As transferências ocorreram com uma conexão à internet sob responsabilidade de Leitão. A rede estava registrada em nome de um laranja.
Os jovens mencionados pelo chefe da PF eram Breu e Russo, que comandaram a execução do crime do Royal Tulip, um hotel de cinco estrelas na capital federal, segundo depoimentos às autoridades.
As autoridades prenderam 23 pessoas desde o início das investigações do incidente, sem contar João Nazareno Roque, funcionário da C&M Software detido pela Polícia Civil de São Paulo. Duas prisões ocorreram na primeira fase da operação da PF, em 15 de julho, e 21, na segunda fase, em 30 de outubro.
Durante as operações, as autoridades apreenderam 15 veículos de alto luxo, como os que estavam com os suspeitos, incluindo dois automóveis da marca BMW, um da Mercedes Benz, além de um utilitário esportivo da Porsche (Cayenne).
A reportagem localizou processos criminais em curso nas Justiças paulista, goiana e federal.
A quebra do sigilo de contas na corretora de criptomoedas Bybit, a pedido da PF, revelou os nomes de Zanquetim e de Nilla.
Dos R$ 813,79 milhões desviados via Pix durante o ataque à C&M Software, cerca de R$ 205 milhões chegaram a carteiras de criptomoedas de Zanquetim e Nilla, um casal morador de Goiânia, preso em julho. Ele é um estudante de medicina, ela, uma médica recém-formada.
Outra fonte relevante foi o celular do corretor.
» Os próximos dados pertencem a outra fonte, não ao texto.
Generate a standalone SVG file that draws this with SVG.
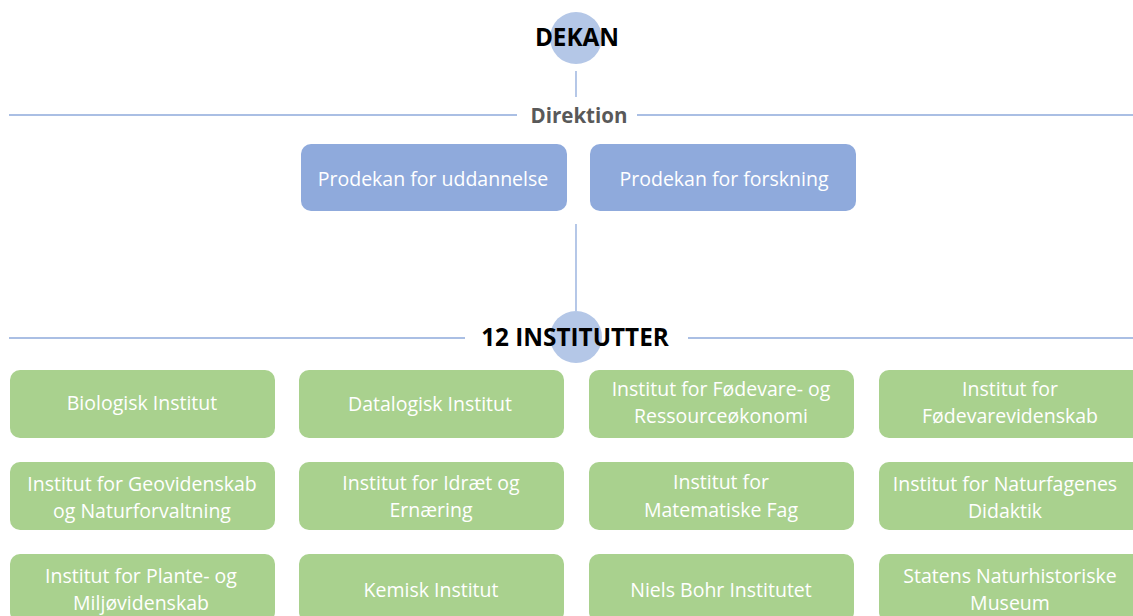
<svg xmlns="http://www.w3.org/2000/svg" width="1133" height="616" viewBox="0 0 1133 616">
<style>
.conn{stroke:#8EAADB;stroke-width:1.3;fill:none}
.hub{fill:#B4C7E7}
.title{font-family:"Open Sans","Liberation Sans",sans-serif;font-weight:bold;font-size:24.3px;fill:#000;text-anchor:middle}
.sec{font-family:"Open Sans","Liberation Sans",sans-serif;font-weight:bold;font-size:20.5px;fill:#595959;text-anchor:middle}
.blue{fill:#8FAADC}
.green{fill:#A9D18E}
.lbl{font-family:"Open Sans","Liberation Sans",sans-serif;font-size:19.5px;fill:#fff;text-anchor:middle}
</style>
<rect width="1133" height="616" fill="#fff"/>
<g id="connectors">
<line class="conn" x1="576" y1="71" x2="576" y2="97"/>
<line class="conn" x1="9" y1="115" x2="517" y2="115"/>
<line class="conn" x1="637" y1="115" x2="1133" y2="115"/>
<line class="conn" x1="576" y1="224" x2="576" y2="311"/>
<line class="conn" x1="9" y1="338" x2="465" y2="338"/>
<line class="conn" x1="688" y1="338" x2="1133" y2="338"/>
</g>
<g id="dekan">
<circle class="hub" cx="576" cy="38" r="26"/>
<text class="title" x="577" y="46">DEKAN</text>
</g>
<g id="direktion">
<text class="sec" x="579" y="123">Direktion</text>
</g>
<g id="prodekan-uddannelse">
<rect class="blue" x="301" y="144" width="266" height="67" rx="10"/>
<text class="lbl" x="433" y="186">Prodekan for uddannelse</text>
</g>
<g id="prodekan-forskning">
<rect class="blue" x="590" y="144" width="266" height="67" rx="10"/>
<text class="lbl" x="724" y="186">Prodekan for forskning</text>
</g>
<g id="institutter">
<circle class="hub" cx="576" cy="337" r="26"/>
<text class="title" x="575" y="346">12 INSTITUTTER</text>
</g>
<g id="biologisk">
<rect class="green" x="10" y="370" width="265" height="68" rx="10"/>
<text class="lbl" x="142" y="410">Biologisk Institut</text>
</g>
<g id="datalogisk">
<rect class="green" x="299" y="370" width="265" height="68" rx="10"/>
<text class="lbl" x="430" y="411">Datalogisk Institut</text>
</g>
<g id="foedevare-oekonomi">
<rect class="green" x="589" y="370" width="265" height="68" rx="10"/>
<text class="lbl" x="721" y="396">Institut for Fødevare- og</text>
<text class="lbl" x="721" y="423">Ressourceøkonomi</text>
</g>
<g id="foedevarevidenskab">
<rect class="green" x="879" y="370" width="265" height="68" rx="10"/>
<text class="lbl" x="1010" y="396">Institut for</text>
<text class="lbl" x="1010" y="423">Fødevarevidenskab</text>
</g>
<g id="geovidenskab">
<rect class="green" x="10" y="462" width="265" height="68" rx="10"/>
<text class="lbl" x="142" y="491">Institut for Geovidenskab</text>
<text class="lbl" x="142" y="518">og Naturforvaltning</text>
</g>
<g id="idraet">
<rect class="green" x="299" y="462" width="265" height="68" rx="10"/>
<text class="lbl" x="431" y="490">Institut for Idræt og</text>
<text class="lbl" x="431" y="517">Ernæring</text>
</g>
<g id="matematiske">
<rect class="green" x="589" y="462" width="265" height="68" rx="10"/>
<text class="lbl" x="721" y="489">Institut for</text>
<text class="lbl" x="721" y="517">Matematiske Fag</text>
</g>
<g id="naturfagenes">
<rect class="green" x="879" y="462" width="265" height="68" rx="10"/>
<text class="lbl" x="1005" y="491">Institut for Naturfagenes</text>
<text class="lbl" x="1005" y="518">Didaktik</text>
</g>
<g id="plante">
<rect class="green" x="10" y="554" width="265" height="68" rx="10"/>
<text class="lbl" x="141" y="583">Institut for Plante- og</text>
<text class="lbl" x="141" y="610">Miljøvidenskab</text>
</g>
<g id="kemisk">
<rect class="green" x="299" y="554" width="265" height="68" rx="10"/>
<text class="lbl" x="431" y="597">Kemisk Institut</text>
</g>
<g id="niels-bohr">
<rect class="green" x="589" y="554" width="265" height="68" rx="10"/>
<text class="lbl" x="721" y="597">Niels Bohr Institutet</text>
</g>
<g id="snm">
<rect class="green" x="879" y="554" width="265" height="68" rx="10"/>
<text class="lbl" x="1010" y="583">Statens Naturhistoriske</text>
<text class="lbl" x="1010" y="610">Museum</text>
</g>
</svg>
No dispositivo, os investigadores encontraram as primeiras referências a Breu, que se declara um jogador de pôquer. Segundo denúncia do MP-SP, ele integra o núcleo central que executou o ataque hacker.
Ainda em 30 de outubro, a Polícia Federal prendeu o autônomo Marcos Paulo Pereira de Oliveira em Goiânia. Já sob custódia, ele disse à PF que atuou como motorista de Breu, durante uma viagem à Brasília no dia 29 de junho, um dia antes do incidente.
No depoimento, Oliveira identificou outros sete suspeitos que estiveram na capital federal, incluindo Russo. Procurado, o advogado de Oliveira também não respondeu à reportagem.
Na casa do motorista, a PF encontrou, além de um BMW, carteiras de criptomoedas e dispositivos eletrônicos. Os agentes também apreenderam dispositivos eletrônicos e dinheiro vivo na casa de outros cinco suspeitos em Goiânia.
Russo e Spider deixaram o país com destino à Frankfurt, na Alemanha, no dia 1º de julho.
No dia 31 de outubro, a PF anunciou a execução de seis mandados de prisão na Espanha e dois na Argentina.